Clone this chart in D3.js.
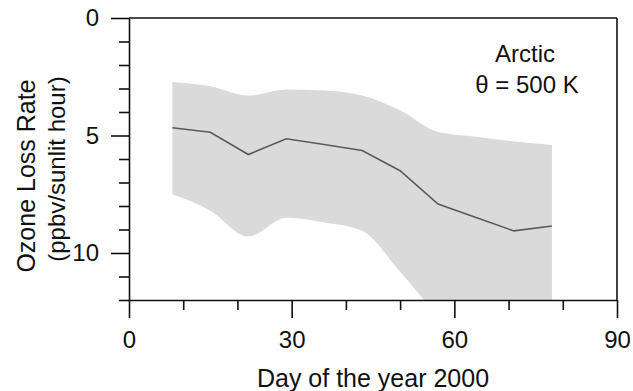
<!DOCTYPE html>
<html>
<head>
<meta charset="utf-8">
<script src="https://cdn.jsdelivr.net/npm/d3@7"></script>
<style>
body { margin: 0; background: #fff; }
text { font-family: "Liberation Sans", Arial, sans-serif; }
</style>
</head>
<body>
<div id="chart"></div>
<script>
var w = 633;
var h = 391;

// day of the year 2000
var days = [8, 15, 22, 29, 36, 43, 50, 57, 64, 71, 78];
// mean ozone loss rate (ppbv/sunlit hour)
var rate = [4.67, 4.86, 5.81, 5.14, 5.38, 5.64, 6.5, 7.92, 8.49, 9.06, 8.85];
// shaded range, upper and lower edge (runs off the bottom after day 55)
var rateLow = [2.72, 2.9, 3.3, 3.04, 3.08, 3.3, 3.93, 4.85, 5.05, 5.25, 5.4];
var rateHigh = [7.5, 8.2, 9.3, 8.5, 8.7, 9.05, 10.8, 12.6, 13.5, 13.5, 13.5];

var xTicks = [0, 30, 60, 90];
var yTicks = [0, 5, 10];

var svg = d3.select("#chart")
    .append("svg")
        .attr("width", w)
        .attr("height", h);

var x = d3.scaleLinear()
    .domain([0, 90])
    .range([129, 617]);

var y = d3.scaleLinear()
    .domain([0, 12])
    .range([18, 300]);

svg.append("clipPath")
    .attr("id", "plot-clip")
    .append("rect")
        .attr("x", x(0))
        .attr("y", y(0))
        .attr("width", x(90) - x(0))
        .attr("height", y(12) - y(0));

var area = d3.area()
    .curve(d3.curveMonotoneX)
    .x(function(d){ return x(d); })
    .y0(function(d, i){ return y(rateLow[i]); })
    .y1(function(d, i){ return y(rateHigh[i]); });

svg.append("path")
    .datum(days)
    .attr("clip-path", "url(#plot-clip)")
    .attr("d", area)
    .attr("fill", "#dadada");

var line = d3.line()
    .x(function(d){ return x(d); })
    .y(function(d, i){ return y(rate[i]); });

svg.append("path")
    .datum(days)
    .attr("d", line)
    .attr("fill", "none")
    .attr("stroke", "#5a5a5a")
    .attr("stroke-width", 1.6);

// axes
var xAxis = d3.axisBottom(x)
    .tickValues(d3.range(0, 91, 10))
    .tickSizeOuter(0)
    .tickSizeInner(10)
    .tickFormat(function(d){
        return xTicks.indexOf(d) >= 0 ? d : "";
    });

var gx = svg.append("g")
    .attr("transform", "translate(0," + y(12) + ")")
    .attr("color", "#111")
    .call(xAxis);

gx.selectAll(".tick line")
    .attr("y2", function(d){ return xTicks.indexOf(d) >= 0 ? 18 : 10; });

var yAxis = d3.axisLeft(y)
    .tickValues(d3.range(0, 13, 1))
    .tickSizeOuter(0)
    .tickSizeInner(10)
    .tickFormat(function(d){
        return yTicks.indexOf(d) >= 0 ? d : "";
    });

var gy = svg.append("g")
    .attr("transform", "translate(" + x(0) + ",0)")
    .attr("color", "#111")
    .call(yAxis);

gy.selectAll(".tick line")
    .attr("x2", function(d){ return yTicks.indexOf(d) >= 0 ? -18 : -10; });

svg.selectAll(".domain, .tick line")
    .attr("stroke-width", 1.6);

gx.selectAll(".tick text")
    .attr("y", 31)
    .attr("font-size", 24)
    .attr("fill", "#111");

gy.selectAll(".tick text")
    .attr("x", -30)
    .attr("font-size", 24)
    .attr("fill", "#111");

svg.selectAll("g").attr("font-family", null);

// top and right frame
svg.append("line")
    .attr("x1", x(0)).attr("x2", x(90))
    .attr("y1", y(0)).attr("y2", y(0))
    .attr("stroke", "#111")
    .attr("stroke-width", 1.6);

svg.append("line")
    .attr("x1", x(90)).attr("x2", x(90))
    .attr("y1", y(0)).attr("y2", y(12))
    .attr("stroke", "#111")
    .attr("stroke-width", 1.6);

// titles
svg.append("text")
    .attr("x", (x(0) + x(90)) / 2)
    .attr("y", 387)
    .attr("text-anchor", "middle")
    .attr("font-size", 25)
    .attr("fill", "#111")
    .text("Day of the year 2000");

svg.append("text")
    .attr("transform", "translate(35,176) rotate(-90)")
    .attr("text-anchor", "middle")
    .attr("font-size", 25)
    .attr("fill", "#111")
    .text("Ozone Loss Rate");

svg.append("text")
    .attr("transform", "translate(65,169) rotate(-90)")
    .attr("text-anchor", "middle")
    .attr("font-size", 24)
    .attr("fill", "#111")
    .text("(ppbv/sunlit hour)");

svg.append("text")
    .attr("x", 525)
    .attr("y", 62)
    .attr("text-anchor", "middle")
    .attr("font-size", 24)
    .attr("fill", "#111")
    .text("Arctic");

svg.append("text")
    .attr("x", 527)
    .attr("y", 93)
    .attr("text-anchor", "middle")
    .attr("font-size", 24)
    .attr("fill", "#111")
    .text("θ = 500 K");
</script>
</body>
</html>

...

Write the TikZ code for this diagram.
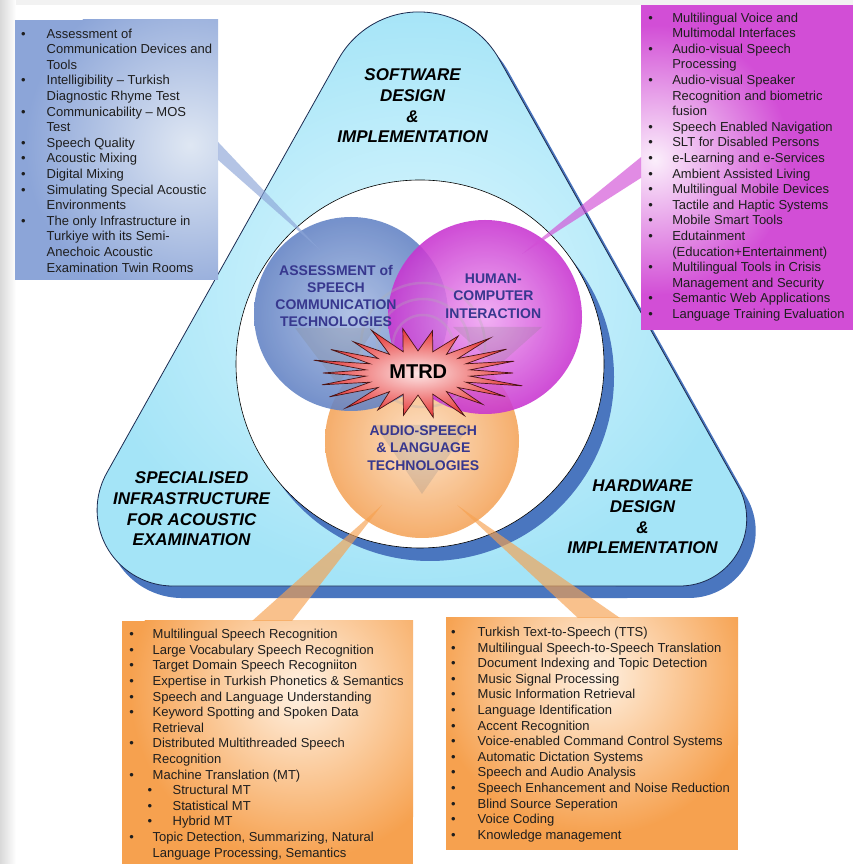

* **Goal of the exercise**
Look through the data above. Copy every line with the string "this" in it.

* **Result of the exercise**
Clone this chart in D3.js.
Write the TikZ code for this diagram.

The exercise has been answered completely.